This is going to be a fairly picture heavy post. On a technical note, all of the pre dawn images, and most of the early morning ones were shot at an amazingly high ISO of 12,800. No flash, just the boat’s work lights.
Peter and I got to the dock at 4.00 AM to meet Robby Wilson who runs a pound net operation not far from Tilghman’s Island in the Chesapeake Bay.
We were on a scow that had been converted from an old houseboat, and his 2 crew were on a smaller skiff. We motored out of Tilghman for about 40 minutes and got to the first of 4 of his nets before 5.00 AM.
The two guys in the skiff had arrived some minutes before us, and were already hauling up the “pound”.
I asked several people where the term pound net comes from and there seems to be no consensus. It might come from the early American idea of a collection point for animals. The FAO has a pretty good description here.
The two boats work together to roll up the pound and then scoop the fish into the scow with the help of a winch.
The primary species Robby is fishing for is alewife. Many different fishes are caught in the nets, so the crew’s job is to cull most of the others, of which rockfish (striped bass) are the commonest. Some catfish and flounder are kept to sell as food fish. The alewife are sold mainly as bait for crabbers. After the first of June, the season for rockfish opens, and he is allowed to sell those.
It is wet, strenuous, and demanding work. It was unusually calm and clear yesterday, but the boat was still rocking, and water and fish scales were flying everywhere. After the cull, the crew would hop in the skiff and motor to the next set of nets.
The culling goes on until the pound is empty and then the crew moves on to the next location.
The process is repeated for each of the four sites. Travel time between them us usually less than a half hour.
Below is a good shot of system. Robby and the crew usually are out putting the stakes into the bottom around the first of March. They fell the trees and sharpen them in the off season. The depth of the water is anywhere between 7 and 15 feet.
Robby’s dad Clifford “Big Daddy” Wilson came out to help out. He is also a waterman; a few years ago Peter and I went out on his crab boat.
On the way back to the dock, the fish are shoveled into plastic baskets so they can be off-loaded into one of Robby’s trucks to be taken to Cambridge, MD to be sold.
They were nice enough to stop for a minute for a photo, but other wise they are constantly in motion.
The boats were back at the dock around 8.00 AM.
It’s about an hour to unload into the truck, and then the scow is cleaned up and made ready for the next day. It is pretty much a seven day a week job as the nets fill up pretty fast.
An amazing day. We are very fortunate to hang around with these guys and document their work. They couldn’t have been nicer or more accommodating.

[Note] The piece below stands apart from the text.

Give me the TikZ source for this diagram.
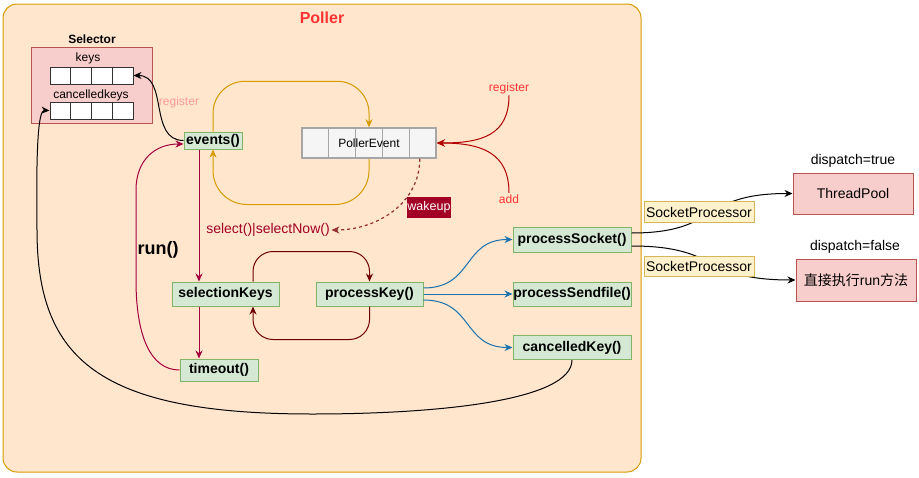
\documentclass[tikz,border=0pt]{standalone}
\usepackage{fontspec}
\setmainfont{Liberation Sans}
\newfontfamily\cjk{Noto Sans CJK SC}
\usetikzlibrary{arrows.meta,calc}
\newcommand\fsz[1]{\fontsize{#1}{#1}\selectfont}
\definecolor{pfill}{HTML}{FFE6CC}
\definecolor{pline}{HTML}{D79B00}
\definecolor{gfill}{HTML}{D5E8D4}
\definecolor{gline}{HTML}{82B366}
\definecolor{rfill}{HTML}{F8CECC}
\definecolor{rline}{HTML}{B85450}
\definecolor{yfill}{HTML}{FFF2CC}
\definecolor{yline}{HTML}{D6B656}
\definecolor{efill}{HTML}{F5F5F5}
\definecolor{eline}{HTML}{A6A6A6}
\definecolor{ored}{HTML}{FF3333}
\definecolor{pinkish}{HTML}{FF9999}
\definecolor{crim}{HTML}{A50040}
\definecolor{dred}{HTML}{6F0000}
\definecolor{rred}{HTML}{B20000}
\definecolor{dashred}{HTML}{963030}
\definecolor{wred}{HTML}{A20025}
\definecolor{blu}{HTML}{1A72AE}
\begin{document}
\begin{tikzpicture}[x=1pt,y=-1pt,
  box/.style={draw, line width=1pt, inner sep=0pt, align=center},
  gbox/.style={box, fill=gfill, draw=gline, font=\fsz{14}\bfseries},
  rbox/.style={box, fill=rfill, draw=rline},
  ybox/.style={box, fill=yfill, draw=yline, font=\fsz{14}},
  txt/.style={inner sep=1.5pt},
  arr/.style={-{Stealth[length=8pt,width=7pt]}, line width=1pt}]
\useasboundingbox (0,0) rectangle (919,477);
% container
\node[draw=pline, fill=pfill, line width=1pt, rounded corners=14pt,
  minimum width=638, minimum height=468, inner sep=0] (poller) at (322,238) {};
\node[txt, font=\fsz{16}\bfseries, text=ored] (ptitle) at (322,18) {Poller};
% selector
\node[txt, font=\fsz{12}\bfseries] (sellab) at (92,39) {Selector};
\node[rbox, minimum width=121, minimum height=76] (selector) at (91.5,85) {};
\node[txt, font=\fsz{12}] (keyslab) at (88,58) {keys};
\node[box, fill=white, draw=black!80, minimum width=83, minimum height=17] (keysrow) at (91.5,75.5) {};
\node[txt, font=\fsz{12}] (cklab) at (91,95) {cancelledkeys};
\node[box, fill=white, draw=black!80, minimum width=83, minimum height=17] (ckrow) at (91.5,110.5) {};
\foreach \f in {0.25,0.5,0.75}{
  \draw[line width=1pt, black!80] ($(keysrow.north west)!\f!(keysrow.north east)$) -- ($(keysrow.south west)!\f!(keysrow.south east)$);
  \draw[line width=1pt, black!80] ($(ckrow.north west)!\f!(ckrow.north east)$) -- ($(ckrow.south west)!\f!(ckrow.south east)$);
}
% nodes
\node[gbox, minimum width=58, minimum height=17] (events) at (213,140.5) {events()};
\node[box, fill=efill, draw=eline, line width=1.5pt, minimum width=134, minimum height=30] (pe) at (369,143) {};
\foreach \f in {0.2,0.4,0.6,0.8}{
  \draw[line width=1.5pt, eline] ($(pe.north west)!\f!(pe.north east)$) -- ($(pe.south west)!\f!(pe.south east)$);
}
\node[txt, font=\fsz{12}] (petext) at (pe.center) {PollerEvent};
\node[gbox, minimum width=107, minimum height=24] (selk) at (225.5,294) {selectionKeys};
\node[gbox, minimum width=107, minimum height=24] (pk) at (369.5,294) {processKey()};
\node[gbox, minimum width=78, minimum height=22] (timeout) at (219,370) {timeout()};
\node[gbox, minimum width=118, minimum height=25] (ps) at (572,239.5) {processSocket()};
\node[gbox, minimum width=118, minimum height=24] (psf) at (572,294) {processSendfile()};
\node[gbox, minimum width=118, minimum height=24] (ck) at (572,347.5) {cancelledKey()};
\node[rbox, font=\fsz{14}, minimum width=120, minimum height=41] (tp) at (853,193.5) {ThreadPool};
\node[rbox, font=\fsz{14}, minimum width=120, minimum height=42] (direct) at (856,280) {{\cjk 直接执行}run{\cjk 方法}};
\node[txt, font=\fsz{14}] (dtrue) at (853,161) {dispatch=true};
\node[txt, font=\fsz{14}] (dfalse) at (855,247) {dispatch=false};
% texts
\node[txt, font=\fsz{12}, text=pinkish] (reg1) at (179,102) {register};
\node[txt, font=\fsz{12}, text=ored] (reg2) at (509,88) {register};
\node[txt, font=\fsz{12}, text=ored] (addl) at (509,199) {add};
\node[txt, font=\fsz{14}, text=wred] (sel) at (268,230) {select()|selectNow()};
\node[txt, font=\fsz{18}\bfseries] (run) at (158,250) {run()};
\coordinate (vx) at (199,0);
% connectors
\draw[arr, black] (events.west) .. controls +(-35,0) and +(35,0) .. (keysrow.east);
\draw[arr, pline, rounded corners=32pt] (events.north) |- ($(pe.north)+(0,-46)$) -- (pe.north);
\draw[arr, pline, rounded corners=34pt] (pe.south) |- ($(events.south)+(0,55)$) -- (events.south);
\draw[arr, rred] (reg2.south) .. controls +(0,40) and +(45,0) .. (pe.east);
\draw[arr, rred] (addl.north) .. controls +(0,-40) and +(45,0) .. (pe.east);
\draw[arr, dashred, dashed, line width=1.2pt] ($(pe.south east)+(-17,0)$) .. controls +(0,45) and +(45,0) .. (sel.east);
\node[box, fill=wred, draw=wred, text=white, font=\fsz{12.5}, minimum width=40, minimum height=20] (wakeup) at (429,207) {wakeup};
\draw[arr, crim] (events.south -| vx) -- (selk.north -| vx);
\draw[arr, crim] (selk.south -| vx) -- (timeout.north -| vx);
\draw[arr, crim] (timeout.west) .. controls (150,370) and (136,335) .. (136,280) -- (136,190) .. controls (136,160) and (155,144) .. ($(events.west)+(0,3.5)$);
\draw[arr, dred, rounded corners=20pt] ($(selk.north)+(27.5,0)$) |- ($(pk.north)+(0,-30)$) -- (pk.north);
\draw[arr, dred, rounded corners=20pt] (pk.south) |- ($(selk.south)+(27.5,33)$) -- ($(selk.south)+(27.5,0)$);
\draw[arr, blu] ($(pk.east)+(0,-6)$) .. controls +(50,0) and +(-50,0) .. (ps.west);
\draw[arr, blu] (pk.east) -- (psf.west);
\draw[arr, blu] ($(pk.east)+(0,6)$) .. controls +(50,0) and +(-50,0) .. (ck.west);
\draw[arr, black] (ck.south) .. controls +(0,40) and +(130,0) .. (312,414) .. controls (100,414) and (37,360) .. (37,230) .. controls (36,150) and (38,110) .. (ckrow.west);
\draw[arr, black] ($(ps.east)+(0,-6.5)$) .. controls +(90,0) and +(-95,0) .. (tp.west);
\draw[arr, black] ($(ps.east)+(0,6.5)$) .. controls +(90,0) and +(-95,0) .. (direct.west);
\node[ybox, minimum width=110, minimum height=21] (sp1) at (699,212) {SocketProcessor};
\node[ybox, minimum width=110, minimum height=20] (sp2) at (699,266) {SocketProcessor};
\end{tikzpicture}
\end{document}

Yesterday we were out on a crab boat with Roy and Colleen Sadler. We were on the dock by 4.30 AM, and on the Bay putting out lines by 5.oo. It is still early in the season, and when Roy started pulling up the lines, there wasn’t much action.
The sun was just coming up over the horizon, so the boat was still using the onboard lights. The technique is to attach small packets of razor clams to a line about every 10 or 15 feet. Roy and Colleen would drop the line, circle around and hope the crabs would chow down. The line would be strung over a roller, and any attached crabs would drop into the net Roy is holding above.
The crabs have to be over a certain size to be kept (I think it’s between 4 and 5 inches), or they get tossed back into the bay. Since the sun hadn’t come up, they were mostly inactive. But as the sun rose higher, more and more took the bait.
You can see the little orange packets of razor clams coming up over the roller.
Roy and Colleen are amazing people. Roy has been working on the water his whole life, and Colleen works in a bank on the island during the week. She is usually on the boat at weekends helping out. The economics of making a living off the bay have changed so much over the years; Roy has said it would be very difficult to keep his business going without her income. A lot of what we are learning on this leg of the project has to do with the stifling regulations that the State of Maryland is forcing on the watermen (and women), and the ongoing change to the bay’s ecosystem which makes harvesting seafood such a challenge.
We are shooting at a house on a part of the island called Bar Neck. This is the view out the back window. The platform in the water usually has ospreys nesting on it. Mary Kellogg says that the male usually shows up around St Patrick’s Day to establish territorial rights, and the female follows shortly thereafter.
We are in the interview stage of the second Tilghman’s Island project. The people down here are so warm and welcoming, and it is cool to hear them talk about their lives living and working on the Bay. Since I was delayed in coming down here by the weather, Peter spent the day on Wednesday setting up the location. As usual, he did an incredible job getting it to look just right. I am so used to shooting people with available light that when I shoot with his set-up, it feels a bit like cheating.